> [Set problem]:
Reproduce exactly, with no pictures, each line from the opening of the material down through the line containing "88.0, 96.0, 102.2];".

+ + +

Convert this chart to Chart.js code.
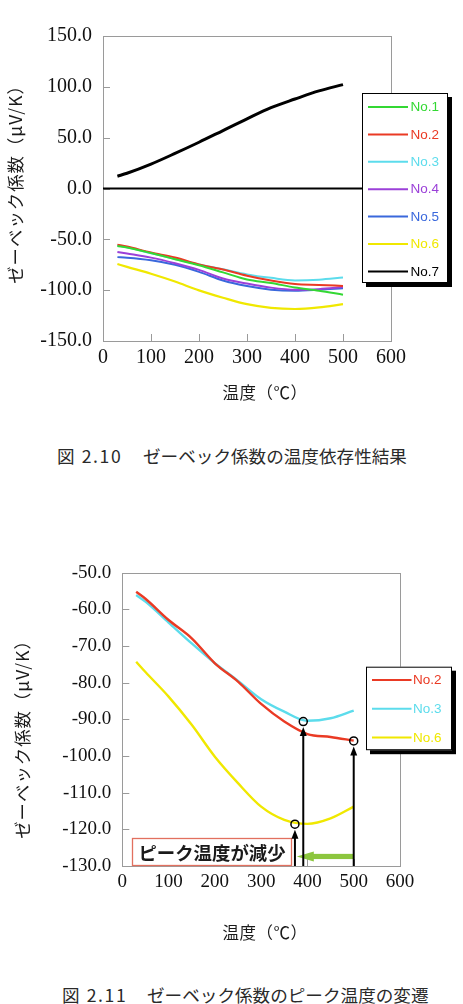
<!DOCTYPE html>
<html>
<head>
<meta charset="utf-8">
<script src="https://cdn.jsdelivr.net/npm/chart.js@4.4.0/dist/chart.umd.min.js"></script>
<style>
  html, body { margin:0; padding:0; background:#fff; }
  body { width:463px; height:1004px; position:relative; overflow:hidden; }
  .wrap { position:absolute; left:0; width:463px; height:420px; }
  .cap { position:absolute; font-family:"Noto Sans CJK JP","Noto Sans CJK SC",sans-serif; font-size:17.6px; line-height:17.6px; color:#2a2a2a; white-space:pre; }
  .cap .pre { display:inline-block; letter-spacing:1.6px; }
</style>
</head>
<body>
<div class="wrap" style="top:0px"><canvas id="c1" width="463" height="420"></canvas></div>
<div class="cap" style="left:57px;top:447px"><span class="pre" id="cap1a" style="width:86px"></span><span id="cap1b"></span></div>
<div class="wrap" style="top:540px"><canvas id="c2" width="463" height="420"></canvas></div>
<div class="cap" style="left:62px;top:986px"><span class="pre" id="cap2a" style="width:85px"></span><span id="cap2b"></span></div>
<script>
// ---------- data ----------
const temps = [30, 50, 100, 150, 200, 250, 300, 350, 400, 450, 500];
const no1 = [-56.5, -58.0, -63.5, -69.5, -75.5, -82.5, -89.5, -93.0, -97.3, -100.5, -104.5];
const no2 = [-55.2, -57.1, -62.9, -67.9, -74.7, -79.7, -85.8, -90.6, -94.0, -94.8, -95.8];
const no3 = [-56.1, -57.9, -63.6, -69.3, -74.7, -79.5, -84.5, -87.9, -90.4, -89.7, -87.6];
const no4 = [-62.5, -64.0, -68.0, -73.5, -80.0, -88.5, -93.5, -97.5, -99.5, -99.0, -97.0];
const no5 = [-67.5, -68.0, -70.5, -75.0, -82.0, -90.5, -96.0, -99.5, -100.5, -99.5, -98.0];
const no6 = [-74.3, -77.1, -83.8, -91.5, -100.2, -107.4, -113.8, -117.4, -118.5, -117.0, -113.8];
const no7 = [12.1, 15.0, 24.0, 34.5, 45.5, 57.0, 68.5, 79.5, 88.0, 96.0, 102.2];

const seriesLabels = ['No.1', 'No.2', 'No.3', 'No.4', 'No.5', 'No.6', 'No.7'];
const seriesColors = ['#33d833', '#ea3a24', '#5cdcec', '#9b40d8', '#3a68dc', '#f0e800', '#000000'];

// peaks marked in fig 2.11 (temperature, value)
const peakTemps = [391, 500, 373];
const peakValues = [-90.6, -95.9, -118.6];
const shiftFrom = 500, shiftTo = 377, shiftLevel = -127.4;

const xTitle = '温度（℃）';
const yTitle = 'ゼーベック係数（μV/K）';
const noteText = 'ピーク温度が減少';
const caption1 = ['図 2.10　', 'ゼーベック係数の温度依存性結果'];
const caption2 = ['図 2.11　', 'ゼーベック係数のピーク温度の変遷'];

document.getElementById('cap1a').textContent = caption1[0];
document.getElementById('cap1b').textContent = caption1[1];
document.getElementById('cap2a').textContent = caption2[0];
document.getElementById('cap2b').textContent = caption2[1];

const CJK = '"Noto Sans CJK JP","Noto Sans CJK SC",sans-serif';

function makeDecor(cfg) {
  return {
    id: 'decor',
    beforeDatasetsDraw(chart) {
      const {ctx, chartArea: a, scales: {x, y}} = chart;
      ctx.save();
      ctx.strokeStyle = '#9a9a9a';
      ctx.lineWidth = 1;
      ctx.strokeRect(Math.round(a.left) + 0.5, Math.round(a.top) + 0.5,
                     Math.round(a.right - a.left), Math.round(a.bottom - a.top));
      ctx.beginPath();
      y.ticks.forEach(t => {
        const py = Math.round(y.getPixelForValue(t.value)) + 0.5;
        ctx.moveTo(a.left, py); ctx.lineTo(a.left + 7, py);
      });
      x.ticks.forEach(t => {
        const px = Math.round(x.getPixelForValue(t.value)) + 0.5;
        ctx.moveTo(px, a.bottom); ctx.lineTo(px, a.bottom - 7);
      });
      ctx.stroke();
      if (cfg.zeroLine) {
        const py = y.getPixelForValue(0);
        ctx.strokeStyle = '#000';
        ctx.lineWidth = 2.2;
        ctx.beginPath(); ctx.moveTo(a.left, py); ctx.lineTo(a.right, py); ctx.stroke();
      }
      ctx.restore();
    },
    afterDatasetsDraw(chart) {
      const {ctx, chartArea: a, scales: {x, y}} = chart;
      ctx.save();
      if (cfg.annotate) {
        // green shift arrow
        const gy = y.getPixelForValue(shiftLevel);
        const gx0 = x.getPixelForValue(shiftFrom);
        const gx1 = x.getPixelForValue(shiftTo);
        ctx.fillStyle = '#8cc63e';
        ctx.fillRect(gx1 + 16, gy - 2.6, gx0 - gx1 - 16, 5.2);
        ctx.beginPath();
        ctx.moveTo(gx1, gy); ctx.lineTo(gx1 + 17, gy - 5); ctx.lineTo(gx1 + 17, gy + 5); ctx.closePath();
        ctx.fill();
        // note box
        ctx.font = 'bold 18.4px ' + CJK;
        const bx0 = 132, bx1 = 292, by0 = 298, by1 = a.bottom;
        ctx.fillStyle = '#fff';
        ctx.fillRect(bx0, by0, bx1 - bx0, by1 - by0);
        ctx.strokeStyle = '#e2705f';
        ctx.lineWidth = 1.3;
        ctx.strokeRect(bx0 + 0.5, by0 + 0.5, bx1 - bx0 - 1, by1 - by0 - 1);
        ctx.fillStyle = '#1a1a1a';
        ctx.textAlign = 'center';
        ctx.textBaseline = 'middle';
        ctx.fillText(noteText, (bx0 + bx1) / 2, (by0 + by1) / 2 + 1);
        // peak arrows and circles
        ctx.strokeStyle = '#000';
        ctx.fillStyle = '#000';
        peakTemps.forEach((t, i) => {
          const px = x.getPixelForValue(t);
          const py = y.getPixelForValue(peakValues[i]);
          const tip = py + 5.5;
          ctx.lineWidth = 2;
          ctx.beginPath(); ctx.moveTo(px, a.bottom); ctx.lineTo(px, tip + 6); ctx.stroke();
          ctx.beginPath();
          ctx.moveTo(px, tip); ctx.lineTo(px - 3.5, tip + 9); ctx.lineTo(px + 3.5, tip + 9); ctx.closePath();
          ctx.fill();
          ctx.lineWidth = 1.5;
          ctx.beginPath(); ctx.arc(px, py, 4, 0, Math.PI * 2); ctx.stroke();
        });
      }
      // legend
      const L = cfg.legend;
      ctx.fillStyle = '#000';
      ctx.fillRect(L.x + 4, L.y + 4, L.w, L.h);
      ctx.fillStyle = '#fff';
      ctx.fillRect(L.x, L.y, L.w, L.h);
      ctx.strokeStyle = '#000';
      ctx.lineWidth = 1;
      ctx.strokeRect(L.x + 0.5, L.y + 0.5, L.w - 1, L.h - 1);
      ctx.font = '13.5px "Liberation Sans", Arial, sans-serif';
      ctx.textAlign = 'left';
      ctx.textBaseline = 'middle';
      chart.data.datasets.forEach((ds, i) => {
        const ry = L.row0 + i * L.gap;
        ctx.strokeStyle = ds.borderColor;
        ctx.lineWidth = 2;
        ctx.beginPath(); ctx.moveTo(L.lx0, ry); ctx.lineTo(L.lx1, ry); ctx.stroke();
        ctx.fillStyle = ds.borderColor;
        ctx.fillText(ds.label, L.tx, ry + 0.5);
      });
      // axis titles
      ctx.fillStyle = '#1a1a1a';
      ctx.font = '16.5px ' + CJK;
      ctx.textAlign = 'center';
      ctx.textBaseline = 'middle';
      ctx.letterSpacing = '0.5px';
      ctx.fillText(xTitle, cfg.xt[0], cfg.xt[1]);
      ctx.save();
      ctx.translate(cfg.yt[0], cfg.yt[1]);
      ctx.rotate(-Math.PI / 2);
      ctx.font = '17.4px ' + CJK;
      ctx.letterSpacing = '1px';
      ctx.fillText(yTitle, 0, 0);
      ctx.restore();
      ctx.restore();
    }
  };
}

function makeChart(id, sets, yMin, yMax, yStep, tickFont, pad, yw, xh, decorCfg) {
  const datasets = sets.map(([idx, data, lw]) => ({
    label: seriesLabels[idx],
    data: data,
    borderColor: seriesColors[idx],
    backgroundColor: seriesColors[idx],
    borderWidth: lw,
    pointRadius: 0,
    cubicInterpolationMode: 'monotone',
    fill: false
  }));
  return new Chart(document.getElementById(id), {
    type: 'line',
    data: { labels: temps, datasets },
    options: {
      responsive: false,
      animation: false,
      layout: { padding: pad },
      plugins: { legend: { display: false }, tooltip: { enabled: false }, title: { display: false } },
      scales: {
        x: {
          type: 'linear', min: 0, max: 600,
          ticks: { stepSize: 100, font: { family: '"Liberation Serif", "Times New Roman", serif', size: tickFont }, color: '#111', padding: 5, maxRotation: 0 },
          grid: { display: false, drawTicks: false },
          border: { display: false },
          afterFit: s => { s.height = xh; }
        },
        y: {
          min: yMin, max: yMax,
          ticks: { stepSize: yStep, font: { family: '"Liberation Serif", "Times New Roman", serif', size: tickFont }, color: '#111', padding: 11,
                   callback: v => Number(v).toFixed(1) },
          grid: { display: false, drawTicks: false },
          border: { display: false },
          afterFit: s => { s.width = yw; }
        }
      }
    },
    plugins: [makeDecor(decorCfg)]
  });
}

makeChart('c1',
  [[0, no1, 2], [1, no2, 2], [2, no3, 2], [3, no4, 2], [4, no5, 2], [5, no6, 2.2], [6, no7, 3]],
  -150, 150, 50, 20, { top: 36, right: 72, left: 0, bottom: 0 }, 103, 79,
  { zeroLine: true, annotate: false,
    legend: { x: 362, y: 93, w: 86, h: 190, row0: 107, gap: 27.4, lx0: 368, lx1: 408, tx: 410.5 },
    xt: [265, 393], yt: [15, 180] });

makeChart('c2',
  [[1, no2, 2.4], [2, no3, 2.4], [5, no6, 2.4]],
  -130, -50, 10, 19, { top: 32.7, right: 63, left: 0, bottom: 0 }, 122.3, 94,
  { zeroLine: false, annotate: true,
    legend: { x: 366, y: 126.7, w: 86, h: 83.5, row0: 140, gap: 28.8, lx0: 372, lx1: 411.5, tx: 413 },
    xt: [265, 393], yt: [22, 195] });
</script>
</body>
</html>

+ + +

> [The response]:
Convert this chart to Chart.js code.
<!DOCTYPE html>
<html>
<head>
<meta charset="utf-8">
<script src="https://cdn.jsdelivr.net/npm/chart.js@4.4.0/dist/chart.umd.min.js"></script>
<style>
  html, body { margin:0; padding:0; background:#fff; }
  body { width:463px; height:1004px; position:relative; overflow:hidden; }
  .wrap { position:absolute; left:0; width:463px; height:420px; }
  .cap { position:absolute; font-family:"Noto Sans CJK JP","Noto Sans CJK SC",sans-serif; font-size:17.6px; line-height:17.6px; color:#2a2a2a; white-space:pre; }
  .cap .pre { display:inline-block; letter-spacing:1.6px; }
</style>
</head>
<body>
<div class="wrap" style="top:0px"><canvas id="c1" width="463" height="420"></canvas></div>
<div class="cap" style="left:57px;top:447px"><span class="pre" id="cap1a" style="width:86px"></span><span id="cap1b"></span></div>
<div class="wrap" style="top:540px"><canvas id="c2" width="463" height="420"></canvas></div>
<div class="cap" style="left:62px;top:986px"><span class="pre" id="cap2a" style="width:85px"></span><span id="cap2b"></span></div>
<script>
// ---------- data ----------
const temps = [30, 50, 100, 150, 200, 250, 300, 350, 400, 450, 500];
const no1 = [-56.5, -58.0, -63.5, -69.5, -75.5, -82.5, -89.5, -93.0, -97.3, -100.5, -104.5];
const no2 = [-55.2, -57.1, -62.9, -67.9, -74.7, -79.7, -85.8, -90.6, -94.0, -94.8, -95.8];
const no3 = [-56.1, -57.9, -63.6, -69.3, -74.7, -79.5, -84.5, -87.9, -90.4, -89.7, -87.6];
const no4 = [-62.5, -64.0, -68.0, -73.5, -80.0, -88.5, -93.5, -97.5, -99.5, -99.0, -97.0];
const no5 = [-67.5, -68.0, -70.5, -75.0, -82.0, -90.5, -96.0, -99.5, -100.5, -99.5, -98.0];
const no6 = [-74.3, -77.1, -83.8, -91.5, -100.2, -107.4, -113.8, -117.4, -118.5, -117.0, -113.8];
const no7 = [12.1, 15.0, 24.0, 34.5, 45.5, 57.0, 68.5, 79.5, 88.0, 96.0, 102.2];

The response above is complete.